Potential implementation

Much like activity aggregation, e-mail aggregation would run on a time-based interval. This would be a relatively small interval, e.g.: every 5 minutes

Data access / storage

The data needs to be stored in such a way that multiple nodes can perform email aggregation/sending. If we consider loosing e-mails when a machine drops out acceptable, we can probably get away with storing this information in Redis.

Who we need to send an e-mail at point t:

oae-activity:mail:#bucket:#t = set(users who we need to mail at t = #t)

What an e-mail for a user should contain:

oae-activity:mail:#bucket:#t:#userIdA = set(IDs of activities that need to go into this mail)
oae-activity:mail:#bucket:#t:#userIdB = set(IDs of activities that need to go into this mail)
..

What the next e-mail point is for a user

oae-activity:mail:#bucket:next = { userIdA => 5, userIdB => 7, ... }

On activity delivery

When an activity gets delivered to an activity stream that requires an e-mail we need to do the following (in pseudocode)

queueMailActivity = function(userId, activity):
    // Get the mail preferences for this user as it might not be necessary to queue anything
    mailPreferences = MailPreferencesDAO.getPreferences(userId);
    if mailPreferences.never:
         // We're done here
         return

    // A user always goes in the same bucket
    bucket = _getBucket(userId);

    // Determine if we've already scheduled a delivery for this user
    var nextScheduledDelivery = Redis.get(oae-activity:mail:#bucket:next[#userId])
    
    // If the user already had an activity scheduled, we can add this one in the set
    if nextScheduledDelivery is defined:
        Redis.insertInSet(oae-activity:mail:#bucket:#nextScheduledDelivery:#userId, activity.id)

    // If the user had no mail scheduled yet, we need to figure out for when we should schedule it.
    // This depends a bit on the mail preferences
    else:
        // If the user wants his mail "immediately" and this is the first activity that triggers an e-mail
        // we need to get the timeout from the registered activity type and schedule delivery in that timeout
        if mailPreference.immediate:
            mailTimeout = ActivityRegistery.getActivtyType(activity.type).mailTimeout
            nextScheduledDelivery = now + mailTimeout

        // If the user prefers daily aggregates, we schedule mail delivery for a fixed point during the day
        elif mailPreference.daily:
            nextScheduledDelivery = 0

        // Schedule the user for mail delivery at that point in time
        Redis.insertInSet(oae-activity:mail:#bucket:#nextScheduledDelivery, userId)

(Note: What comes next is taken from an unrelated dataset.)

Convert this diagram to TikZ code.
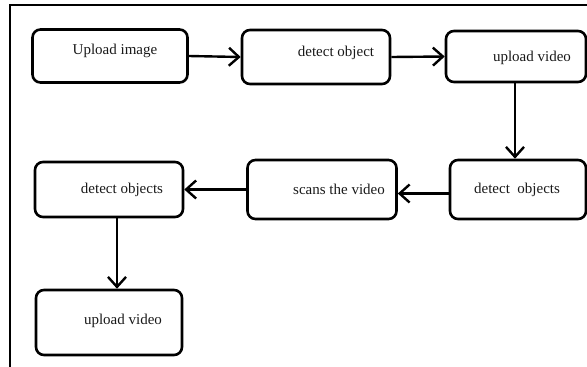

        // Add the activity for that user at that point in time
        Redis.insertInSet(oae-activity:mail:#bucket:#nextScheduledDelivery:#userId, activity.id)

E-mail aggregator ticks

The email aggregator should:

grab an unallocated bucket number
get the set of users that need e-mails at that point in time
Grab all the activity IDs for those users that need e-mail at that point in time
Grab all the activities from the users their activity streams in Cassandra (this could be skipped if we decided to store the full activity in Redis in stead)
Perform aggregation on the collected activities (as per existing rules)
Format the e-mail
Possibly embed any preview images (maybe out-of-scope here)
Clear all the values from Redis which are no longer relevant, maybe we could use a Redis TTL (where appropriate) to avoid this?